-- Start of Data for the task --
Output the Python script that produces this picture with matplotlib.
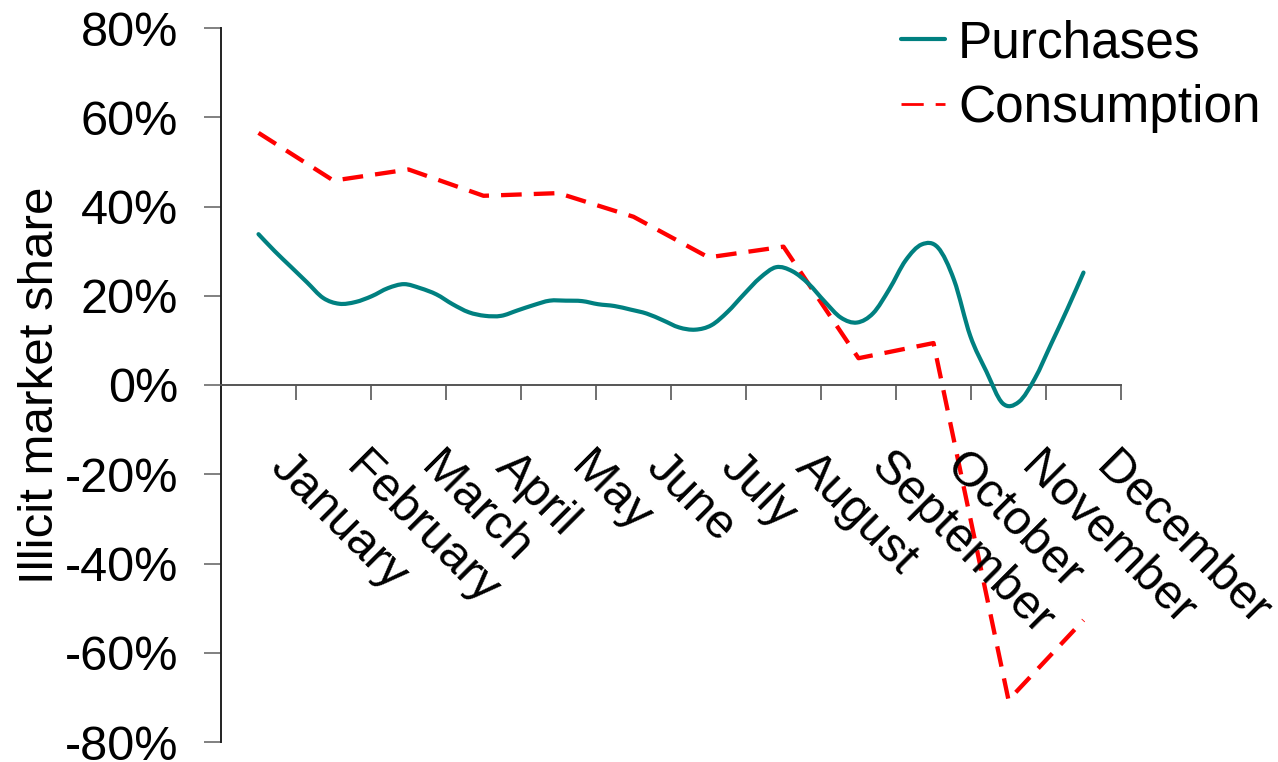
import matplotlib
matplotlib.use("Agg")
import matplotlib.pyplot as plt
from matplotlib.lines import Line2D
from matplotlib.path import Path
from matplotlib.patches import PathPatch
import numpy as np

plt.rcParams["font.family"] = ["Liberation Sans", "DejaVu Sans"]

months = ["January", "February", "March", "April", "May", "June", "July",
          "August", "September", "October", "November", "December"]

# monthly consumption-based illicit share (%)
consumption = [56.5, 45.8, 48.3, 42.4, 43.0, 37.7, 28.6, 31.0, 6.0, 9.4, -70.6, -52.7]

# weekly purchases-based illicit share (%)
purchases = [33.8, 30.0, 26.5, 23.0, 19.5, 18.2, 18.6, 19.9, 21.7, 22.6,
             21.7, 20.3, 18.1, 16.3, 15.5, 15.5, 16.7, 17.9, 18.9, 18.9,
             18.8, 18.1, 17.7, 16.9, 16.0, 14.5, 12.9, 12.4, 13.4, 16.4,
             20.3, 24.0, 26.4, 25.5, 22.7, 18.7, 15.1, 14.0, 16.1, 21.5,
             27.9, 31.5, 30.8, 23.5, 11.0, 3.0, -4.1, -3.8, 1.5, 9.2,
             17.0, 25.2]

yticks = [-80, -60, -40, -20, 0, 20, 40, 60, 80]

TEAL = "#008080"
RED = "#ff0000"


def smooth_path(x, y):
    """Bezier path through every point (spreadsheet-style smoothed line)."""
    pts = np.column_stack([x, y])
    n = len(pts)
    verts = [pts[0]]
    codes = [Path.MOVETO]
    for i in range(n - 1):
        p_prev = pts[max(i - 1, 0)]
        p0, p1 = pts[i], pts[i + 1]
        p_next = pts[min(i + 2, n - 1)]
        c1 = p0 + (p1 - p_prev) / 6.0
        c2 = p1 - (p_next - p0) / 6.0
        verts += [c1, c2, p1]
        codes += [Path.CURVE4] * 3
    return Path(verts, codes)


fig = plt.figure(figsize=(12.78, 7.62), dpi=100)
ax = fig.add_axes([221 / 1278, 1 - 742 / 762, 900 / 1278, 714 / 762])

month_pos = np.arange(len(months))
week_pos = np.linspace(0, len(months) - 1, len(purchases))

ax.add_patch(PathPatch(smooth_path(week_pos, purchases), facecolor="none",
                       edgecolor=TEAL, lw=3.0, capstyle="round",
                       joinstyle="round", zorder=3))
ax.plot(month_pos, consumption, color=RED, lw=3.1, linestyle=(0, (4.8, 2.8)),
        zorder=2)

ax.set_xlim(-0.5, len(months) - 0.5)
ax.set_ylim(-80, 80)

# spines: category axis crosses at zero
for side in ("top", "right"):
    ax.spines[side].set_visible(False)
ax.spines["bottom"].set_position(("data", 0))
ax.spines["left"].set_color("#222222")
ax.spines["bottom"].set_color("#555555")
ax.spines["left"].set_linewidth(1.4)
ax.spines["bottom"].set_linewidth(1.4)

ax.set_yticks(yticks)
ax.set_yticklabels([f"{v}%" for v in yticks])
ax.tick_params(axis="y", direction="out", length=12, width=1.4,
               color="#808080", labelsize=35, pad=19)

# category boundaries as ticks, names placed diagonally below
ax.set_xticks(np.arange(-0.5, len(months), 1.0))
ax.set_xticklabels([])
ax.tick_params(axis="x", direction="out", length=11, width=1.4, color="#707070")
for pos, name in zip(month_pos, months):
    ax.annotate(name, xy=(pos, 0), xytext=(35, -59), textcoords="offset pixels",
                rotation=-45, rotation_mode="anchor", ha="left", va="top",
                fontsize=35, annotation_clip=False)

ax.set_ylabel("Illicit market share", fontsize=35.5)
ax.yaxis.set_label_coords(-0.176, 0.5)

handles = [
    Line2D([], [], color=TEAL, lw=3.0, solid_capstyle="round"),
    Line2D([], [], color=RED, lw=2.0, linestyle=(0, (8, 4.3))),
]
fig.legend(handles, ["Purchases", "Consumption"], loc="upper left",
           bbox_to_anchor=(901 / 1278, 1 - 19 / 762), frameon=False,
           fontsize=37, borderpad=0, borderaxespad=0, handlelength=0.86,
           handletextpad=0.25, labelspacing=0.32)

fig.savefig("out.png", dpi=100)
-- End of Data for the task --
-- Start of Data for the task --
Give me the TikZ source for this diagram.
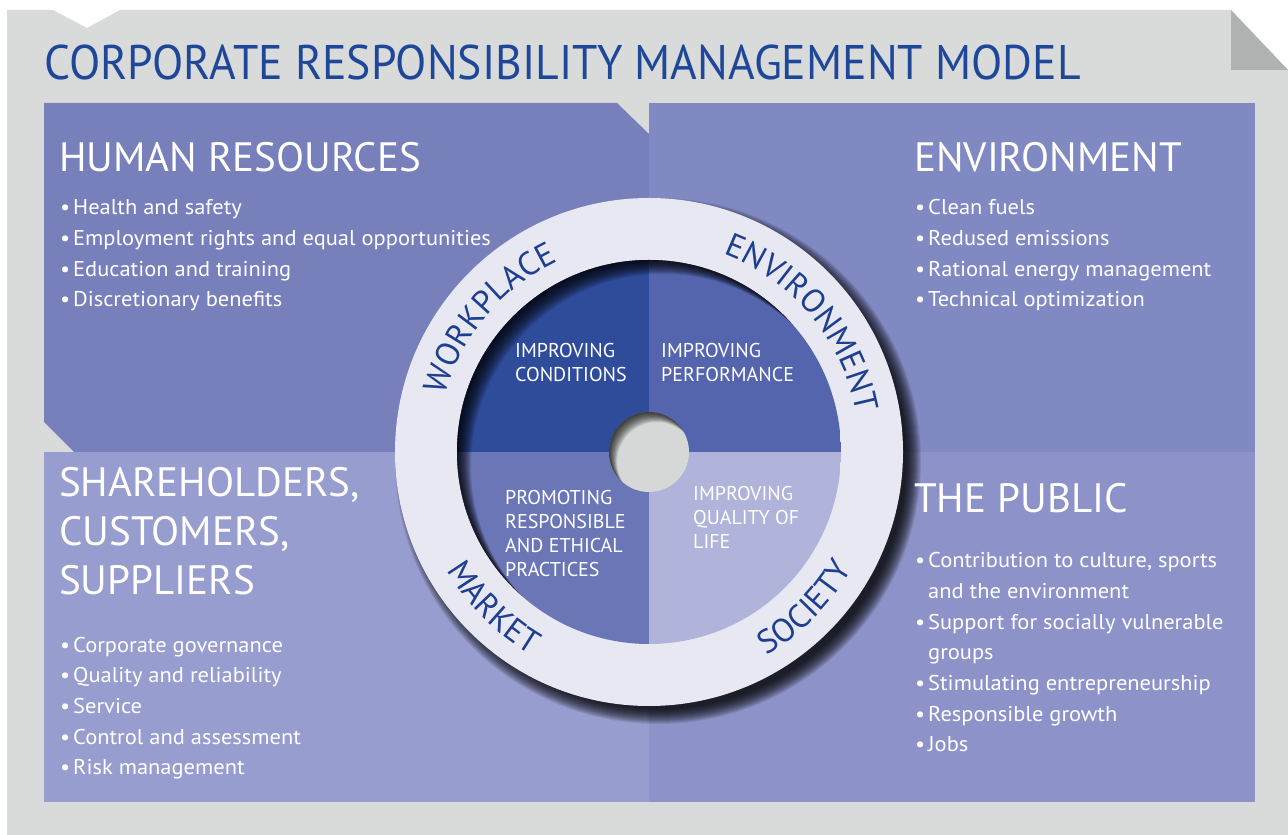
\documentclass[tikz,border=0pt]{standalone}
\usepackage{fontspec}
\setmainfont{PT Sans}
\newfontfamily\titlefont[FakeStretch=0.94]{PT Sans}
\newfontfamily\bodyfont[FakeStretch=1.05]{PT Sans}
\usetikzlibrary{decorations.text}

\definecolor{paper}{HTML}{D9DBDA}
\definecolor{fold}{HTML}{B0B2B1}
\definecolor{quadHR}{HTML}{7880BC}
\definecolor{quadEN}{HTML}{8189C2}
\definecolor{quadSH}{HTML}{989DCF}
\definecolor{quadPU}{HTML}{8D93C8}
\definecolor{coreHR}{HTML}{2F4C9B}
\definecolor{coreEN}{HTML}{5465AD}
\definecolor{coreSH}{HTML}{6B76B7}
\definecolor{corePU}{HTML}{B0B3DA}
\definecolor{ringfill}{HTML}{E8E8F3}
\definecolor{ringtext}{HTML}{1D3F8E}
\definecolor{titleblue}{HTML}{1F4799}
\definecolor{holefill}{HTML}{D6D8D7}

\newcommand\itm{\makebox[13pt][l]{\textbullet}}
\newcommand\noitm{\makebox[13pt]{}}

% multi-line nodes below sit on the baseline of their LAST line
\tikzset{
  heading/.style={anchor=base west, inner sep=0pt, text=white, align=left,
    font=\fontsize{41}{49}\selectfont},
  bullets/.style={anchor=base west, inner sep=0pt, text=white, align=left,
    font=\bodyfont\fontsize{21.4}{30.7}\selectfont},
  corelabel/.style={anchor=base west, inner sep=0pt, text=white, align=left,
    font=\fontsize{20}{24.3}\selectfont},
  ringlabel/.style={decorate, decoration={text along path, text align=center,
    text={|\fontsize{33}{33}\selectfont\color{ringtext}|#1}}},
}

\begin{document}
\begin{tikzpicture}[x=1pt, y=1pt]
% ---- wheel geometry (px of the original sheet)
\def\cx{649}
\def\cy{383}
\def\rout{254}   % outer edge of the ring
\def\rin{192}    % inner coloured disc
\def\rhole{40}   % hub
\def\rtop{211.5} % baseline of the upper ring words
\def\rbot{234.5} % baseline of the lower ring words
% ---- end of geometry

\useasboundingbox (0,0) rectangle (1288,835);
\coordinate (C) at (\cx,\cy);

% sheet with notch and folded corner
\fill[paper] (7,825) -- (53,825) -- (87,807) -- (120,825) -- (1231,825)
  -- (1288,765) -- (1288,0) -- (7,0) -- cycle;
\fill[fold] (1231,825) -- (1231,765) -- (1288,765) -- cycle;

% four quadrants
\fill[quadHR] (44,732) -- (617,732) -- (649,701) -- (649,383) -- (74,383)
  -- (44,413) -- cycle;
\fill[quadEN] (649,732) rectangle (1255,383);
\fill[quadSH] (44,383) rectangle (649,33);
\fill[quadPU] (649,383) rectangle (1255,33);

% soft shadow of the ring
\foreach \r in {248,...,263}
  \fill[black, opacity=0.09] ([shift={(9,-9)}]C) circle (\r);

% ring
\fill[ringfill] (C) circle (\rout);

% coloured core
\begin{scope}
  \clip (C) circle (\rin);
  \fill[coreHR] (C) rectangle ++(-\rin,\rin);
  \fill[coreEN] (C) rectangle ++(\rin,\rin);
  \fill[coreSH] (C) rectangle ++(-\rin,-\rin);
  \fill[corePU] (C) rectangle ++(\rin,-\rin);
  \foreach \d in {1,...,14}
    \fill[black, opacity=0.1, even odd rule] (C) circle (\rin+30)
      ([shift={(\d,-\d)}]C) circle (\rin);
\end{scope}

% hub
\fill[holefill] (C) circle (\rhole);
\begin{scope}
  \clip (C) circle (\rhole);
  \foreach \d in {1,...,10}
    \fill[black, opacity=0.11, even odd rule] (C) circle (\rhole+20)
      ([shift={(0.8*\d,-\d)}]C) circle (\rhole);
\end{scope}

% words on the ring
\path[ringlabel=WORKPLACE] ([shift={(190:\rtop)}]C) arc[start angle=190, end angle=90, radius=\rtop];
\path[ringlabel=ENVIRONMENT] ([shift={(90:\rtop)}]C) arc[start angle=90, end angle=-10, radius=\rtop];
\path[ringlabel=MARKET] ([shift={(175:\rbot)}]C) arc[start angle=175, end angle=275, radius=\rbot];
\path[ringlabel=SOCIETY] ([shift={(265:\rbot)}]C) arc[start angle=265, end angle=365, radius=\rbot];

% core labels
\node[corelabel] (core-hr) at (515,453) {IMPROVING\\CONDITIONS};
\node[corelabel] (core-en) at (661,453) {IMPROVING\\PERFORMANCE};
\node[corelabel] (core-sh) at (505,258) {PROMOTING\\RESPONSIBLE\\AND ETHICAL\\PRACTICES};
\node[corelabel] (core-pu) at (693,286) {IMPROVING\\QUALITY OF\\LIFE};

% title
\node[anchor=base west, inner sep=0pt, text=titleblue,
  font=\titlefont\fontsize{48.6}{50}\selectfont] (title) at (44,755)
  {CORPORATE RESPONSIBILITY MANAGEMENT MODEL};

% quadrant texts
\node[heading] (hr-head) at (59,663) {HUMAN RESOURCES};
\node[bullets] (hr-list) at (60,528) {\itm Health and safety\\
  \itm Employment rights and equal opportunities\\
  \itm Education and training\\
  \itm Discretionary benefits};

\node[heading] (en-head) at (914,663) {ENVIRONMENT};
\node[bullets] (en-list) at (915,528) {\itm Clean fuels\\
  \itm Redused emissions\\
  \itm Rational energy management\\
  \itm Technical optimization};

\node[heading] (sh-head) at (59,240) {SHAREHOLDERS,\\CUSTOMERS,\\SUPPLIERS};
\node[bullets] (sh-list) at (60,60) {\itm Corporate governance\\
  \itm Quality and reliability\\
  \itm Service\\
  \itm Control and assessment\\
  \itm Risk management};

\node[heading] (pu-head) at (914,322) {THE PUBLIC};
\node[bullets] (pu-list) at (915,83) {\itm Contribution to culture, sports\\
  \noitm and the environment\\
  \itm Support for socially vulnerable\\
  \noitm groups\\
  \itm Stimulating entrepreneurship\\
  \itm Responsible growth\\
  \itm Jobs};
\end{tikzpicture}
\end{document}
-- End of Data for the task --
-- Start of Data for the task --
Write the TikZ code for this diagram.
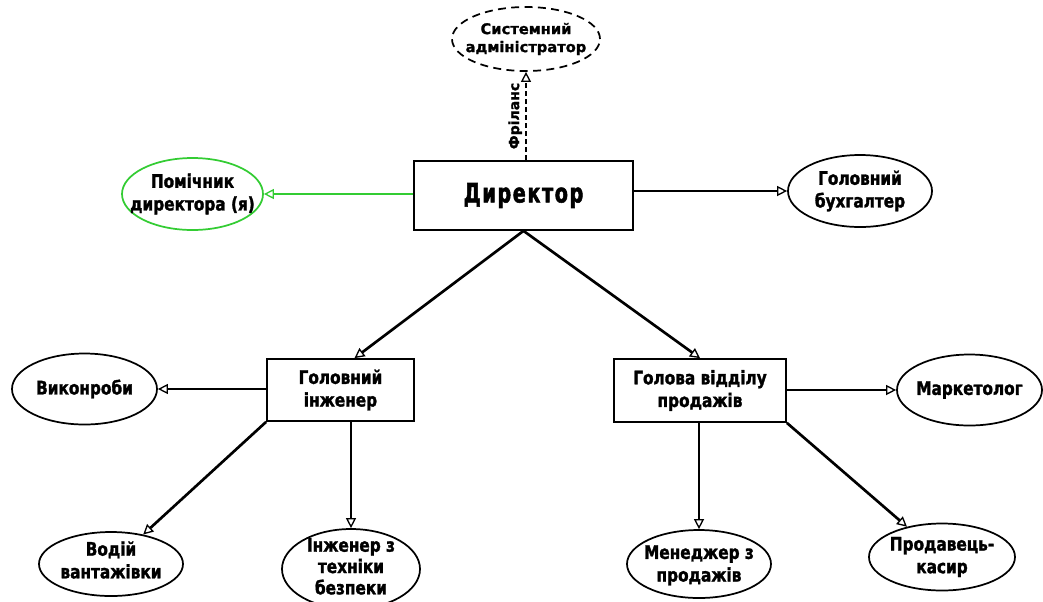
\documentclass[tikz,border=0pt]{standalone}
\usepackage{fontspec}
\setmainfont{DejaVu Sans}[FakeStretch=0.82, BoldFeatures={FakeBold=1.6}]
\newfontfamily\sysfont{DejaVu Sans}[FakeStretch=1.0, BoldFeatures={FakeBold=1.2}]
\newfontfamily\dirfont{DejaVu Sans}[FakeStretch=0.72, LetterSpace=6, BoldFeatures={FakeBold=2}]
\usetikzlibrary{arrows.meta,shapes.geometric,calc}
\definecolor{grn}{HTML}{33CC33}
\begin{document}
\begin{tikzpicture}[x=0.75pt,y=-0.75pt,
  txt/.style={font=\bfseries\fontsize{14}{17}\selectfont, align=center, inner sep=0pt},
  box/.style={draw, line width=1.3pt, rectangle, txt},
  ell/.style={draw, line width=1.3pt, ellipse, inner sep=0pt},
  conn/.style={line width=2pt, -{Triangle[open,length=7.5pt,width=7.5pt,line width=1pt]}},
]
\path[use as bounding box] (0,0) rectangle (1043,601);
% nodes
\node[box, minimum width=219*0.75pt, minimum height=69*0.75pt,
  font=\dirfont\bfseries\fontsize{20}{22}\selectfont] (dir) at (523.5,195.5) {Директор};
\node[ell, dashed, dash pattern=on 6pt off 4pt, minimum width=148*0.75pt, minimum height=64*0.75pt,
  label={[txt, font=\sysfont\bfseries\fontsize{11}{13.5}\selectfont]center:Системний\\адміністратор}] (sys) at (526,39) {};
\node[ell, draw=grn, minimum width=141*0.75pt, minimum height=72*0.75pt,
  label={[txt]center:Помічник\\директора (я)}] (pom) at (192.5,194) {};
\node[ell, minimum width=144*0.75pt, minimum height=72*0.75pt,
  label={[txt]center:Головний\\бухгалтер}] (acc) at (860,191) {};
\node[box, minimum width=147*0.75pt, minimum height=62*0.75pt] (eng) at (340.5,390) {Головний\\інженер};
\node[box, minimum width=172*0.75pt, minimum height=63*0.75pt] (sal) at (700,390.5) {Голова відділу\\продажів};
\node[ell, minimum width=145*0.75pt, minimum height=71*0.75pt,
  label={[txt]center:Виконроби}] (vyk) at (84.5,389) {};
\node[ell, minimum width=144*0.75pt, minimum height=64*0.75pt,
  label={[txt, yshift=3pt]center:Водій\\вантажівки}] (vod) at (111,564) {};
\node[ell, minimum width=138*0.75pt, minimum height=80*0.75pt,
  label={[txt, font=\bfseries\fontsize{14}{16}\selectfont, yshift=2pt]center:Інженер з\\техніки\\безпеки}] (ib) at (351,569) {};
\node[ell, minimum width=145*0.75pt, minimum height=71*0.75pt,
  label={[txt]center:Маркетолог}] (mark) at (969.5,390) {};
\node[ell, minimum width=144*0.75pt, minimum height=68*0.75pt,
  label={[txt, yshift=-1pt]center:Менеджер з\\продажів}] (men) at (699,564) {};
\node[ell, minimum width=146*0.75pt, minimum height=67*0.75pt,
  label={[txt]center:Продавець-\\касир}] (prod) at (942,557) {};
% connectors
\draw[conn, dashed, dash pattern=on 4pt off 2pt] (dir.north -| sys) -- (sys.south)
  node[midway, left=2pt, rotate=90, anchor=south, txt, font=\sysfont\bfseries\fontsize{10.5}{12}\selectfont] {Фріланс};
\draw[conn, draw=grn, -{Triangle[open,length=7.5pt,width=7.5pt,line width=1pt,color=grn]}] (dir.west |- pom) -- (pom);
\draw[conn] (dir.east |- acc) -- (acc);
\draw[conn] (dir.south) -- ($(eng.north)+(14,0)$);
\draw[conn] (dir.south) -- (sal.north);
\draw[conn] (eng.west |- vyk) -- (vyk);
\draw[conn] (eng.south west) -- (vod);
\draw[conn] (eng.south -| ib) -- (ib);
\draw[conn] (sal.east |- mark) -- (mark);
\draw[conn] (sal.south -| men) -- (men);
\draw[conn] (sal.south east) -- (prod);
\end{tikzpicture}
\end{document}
-- End of Data for the task --
**Short exercise:**
In the records above, find each line holding "with" and copy it.

**Result for this exercise:**
Output the Python script that produces this picture with matplotlib.
% sheet with notch and folded corner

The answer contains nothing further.